* What you will do *
From the first line of the data below through the line holding "(behText) at (591,687)", output each line exactly and leave the pictures out.

* Given information *
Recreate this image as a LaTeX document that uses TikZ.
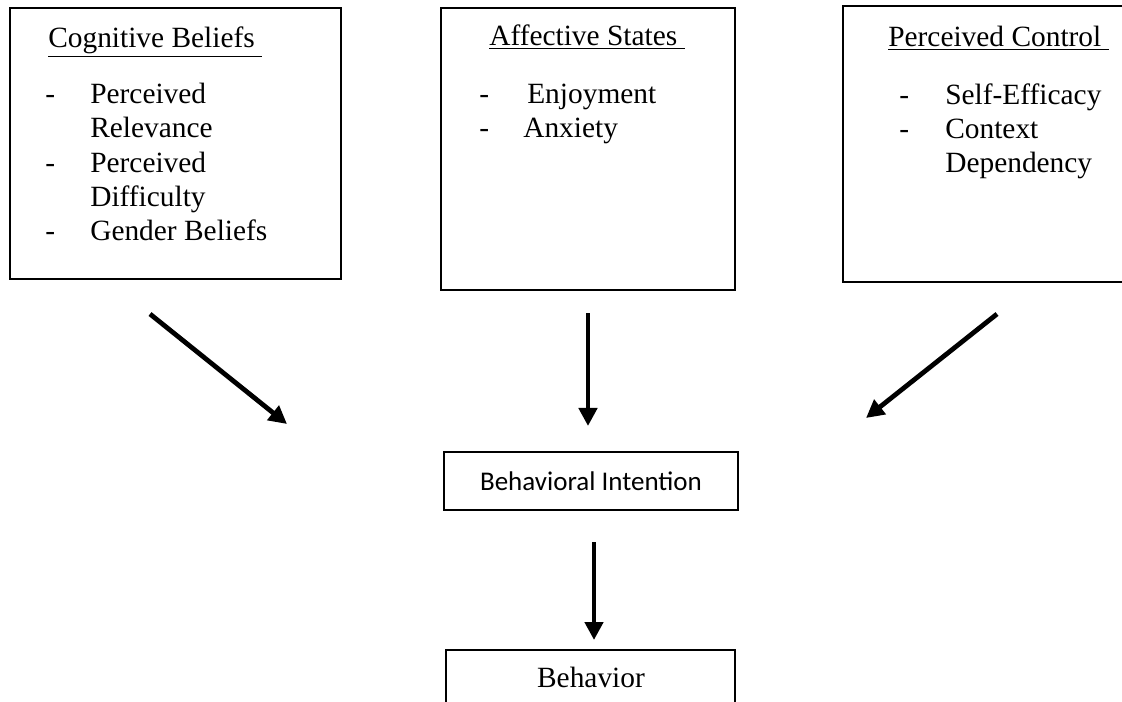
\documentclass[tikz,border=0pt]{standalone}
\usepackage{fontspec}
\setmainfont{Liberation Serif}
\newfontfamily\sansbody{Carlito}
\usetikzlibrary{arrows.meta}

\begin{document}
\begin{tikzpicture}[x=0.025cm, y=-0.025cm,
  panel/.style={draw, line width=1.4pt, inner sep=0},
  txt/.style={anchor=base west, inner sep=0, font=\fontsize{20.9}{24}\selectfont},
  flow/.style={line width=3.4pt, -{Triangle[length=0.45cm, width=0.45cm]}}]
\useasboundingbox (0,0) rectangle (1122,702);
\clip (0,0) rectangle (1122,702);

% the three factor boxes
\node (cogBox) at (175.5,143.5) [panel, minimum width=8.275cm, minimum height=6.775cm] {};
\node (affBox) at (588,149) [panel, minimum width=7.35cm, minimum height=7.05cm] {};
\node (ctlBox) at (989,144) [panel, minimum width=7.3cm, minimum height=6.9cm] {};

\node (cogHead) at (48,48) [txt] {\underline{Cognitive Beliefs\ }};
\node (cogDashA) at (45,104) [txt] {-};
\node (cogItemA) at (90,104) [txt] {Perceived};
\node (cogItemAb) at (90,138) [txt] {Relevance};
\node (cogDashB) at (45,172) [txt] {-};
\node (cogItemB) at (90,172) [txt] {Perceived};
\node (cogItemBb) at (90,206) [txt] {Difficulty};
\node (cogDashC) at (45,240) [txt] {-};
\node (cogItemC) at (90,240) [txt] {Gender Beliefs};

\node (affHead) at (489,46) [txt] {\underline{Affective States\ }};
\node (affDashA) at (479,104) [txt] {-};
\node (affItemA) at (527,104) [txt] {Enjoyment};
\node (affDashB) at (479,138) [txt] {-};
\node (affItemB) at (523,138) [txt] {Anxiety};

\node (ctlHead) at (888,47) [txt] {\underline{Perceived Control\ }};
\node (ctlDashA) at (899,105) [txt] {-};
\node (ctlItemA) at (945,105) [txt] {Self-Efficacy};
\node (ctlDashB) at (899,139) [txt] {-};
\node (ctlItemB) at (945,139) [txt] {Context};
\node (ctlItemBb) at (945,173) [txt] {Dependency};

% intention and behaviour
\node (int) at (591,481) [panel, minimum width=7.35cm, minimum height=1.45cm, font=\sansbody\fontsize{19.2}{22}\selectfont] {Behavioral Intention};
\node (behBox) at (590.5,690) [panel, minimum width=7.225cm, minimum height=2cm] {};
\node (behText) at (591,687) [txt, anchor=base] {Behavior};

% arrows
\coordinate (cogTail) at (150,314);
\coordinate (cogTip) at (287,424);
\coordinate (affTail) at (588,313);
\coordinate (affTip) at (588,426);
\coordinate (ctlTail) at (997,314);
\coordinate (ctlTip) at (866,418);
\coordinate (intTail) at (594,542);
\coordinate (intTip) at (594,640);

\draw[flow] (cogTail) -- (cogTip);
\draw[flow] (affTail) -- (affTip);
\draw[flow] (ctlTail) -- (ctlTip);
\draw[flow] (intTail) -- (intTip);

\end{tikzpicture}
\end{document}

* Result for this exercise *
Recreate this image as a LaTeX document that uses TikZ.
\documentclass[tikz,border=0pt]{standalone}
\usepackage{fontspec}
\setmainfont{Liberation Serif}
\newfontfamily\sansbody{Carlito}
\usetikzlibrary{arrows.meta}

\begin{document}
\begin{tikzpicture}[x=0.025cm, y=-0.025cm,
  panel/.style={draw, line width=1.4pt, inner sep=0},
  txt/.style={anchor=base west, inner sep=0, font=\fontsize{20.9}{24}\selectfont},
  flow/.style={line width=3.4pt, -{Triangle[length=0.45cm, width=0.45cm]}}]
\useasboundingbox (0,0) rectangle (1122,702);
\clip (0,0) rectangle (1122,702);

% the three factor boxes
\node (cogBox) at (175.5,143.5) [panel, minimum width=8.275cm, minimum height=6.775cm] {};
\node (affBox) at (588,149) [panel, minimum width=7.35cm, minimum height=7.05cm] {};
\node (ctlBox) at (989,144) [panel, minimum width=7.3cm, minimum height=6.9cm] {};

\node (cogHead) at (48,48) [txt] {\underline{Cognitive Beliefs\ }};
\node (cogDashA) at (45,104) [txt] {-};
\node (cogItemA) at (90,104) [txt] {Perceived};
\node (cogItemAb) at (90,138) [txt] {Relevance};
\node (cogDashB) at (45,172) [txt] {-};
\node (cogItemB) at (90,172) [txt] {Perceived};
\node (cogItemBb) at (90,206) [txt] {Difficulty};
\node (cogDashC) at (45,240) [txt] {-};
\node (cogItemC) at (90,240) [txt] {Gender Beliefs};

\node (affHead) at (489,46) [txt] {\underline{Affective States\ }};
\node (affDashA) at (479,104) [txt] {-};
\node (affItemA) at (527,104) [txt] {Enjoyment};
\node (affDashB) at (479,138) [txt] {-};
\node (affItemB) at (523,138) [txt] {Anxiety};

\node (ctlHead) at (888,47) [txt] {\underline{Perceived Control\ }};
\node (ctlDashA) at (899,105) [txt] {-};
\node (ctlItemA) at (945,105) [txt] {Self-Efficacy};
\node (ctlDashB) at (899,139) [txt] {-};
\node (ctlItemB) at (945,139) [txt] {Context};
\node (ctlItemBb) at (945,173) [txt] {Dependency};

% intention and behaviour
\node (int) at (591,481) [panel, minimum width=7.35cm, minimum height=1.45cm, font=\sansbody\fontsize{19.2}{22}\selectfont] {Behavioral Intention};
\node (behBox) at (590.5,690) [panel, minimum width=7.225cm, minimum height=2cm] {};
\node (behText) at (591,687) [txt, anchor=base] {Behavior};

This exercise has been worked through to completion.